By now you've probably realised I favour non-traditional combinations of vegetables, beans and pasta-this recipe is no exception. While I used large, dried Lima beans as the base for the meal, you could use frozen or tinned Fordhook Lima beans. These beans were really quite massive.
A while back, I tried combining carrots with sweet potatoes and liked the combination so much I now use it as a regular pairing. I also made use of quite a bit of parsley cooked with the vegetables-this was a nice balance against the heavier beans and potatoes. Mr. Eat The Blog had the idea to stir in a bit of Dijon mustard at the table for extra kick.

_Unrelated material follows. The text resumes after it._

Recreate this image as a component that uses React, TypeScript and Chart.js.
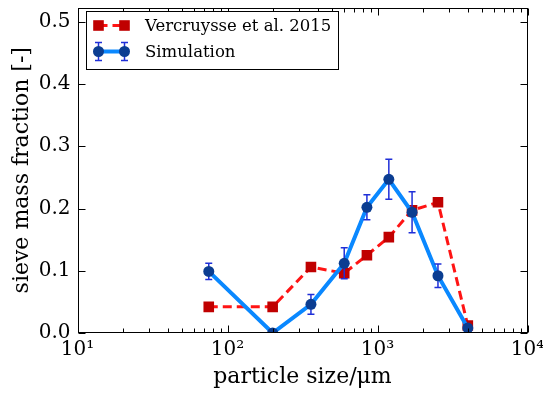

I'm glad he liked it because he's taking it for lunch tomorrow.
You Will Need:
2 large sweet potatoes peeled and diced
4 large carrots, peeled and diced
1 large red onion, thinly sliced
3 garlic cloves, finely minced
1 cup parsley, stems removed and finely chopped-divided
1/3 cup fresh sage, chopped
Salt and pepper
Olive oil
1 small jar roasted red peppers, chopped
4 cups cooked lima beans
Cooked Egg Noodles
In a large saucepan with a lid, add 1-3 tablespoons of olive oil to heated pan. Add carrots, onion, sweet potatoes, garlic half the parsley and all of the sage. Add the salt and pepper and cook a few minutes over high heat. Reduce heat to medium low and cover. Cook about twenty minutes, stirring every five minutes or so to prevent sticking. Add more oil if needed. When carrots and potato are soft, add the Lima beans and red peppers and cook until heated through. Serve over hot noodles.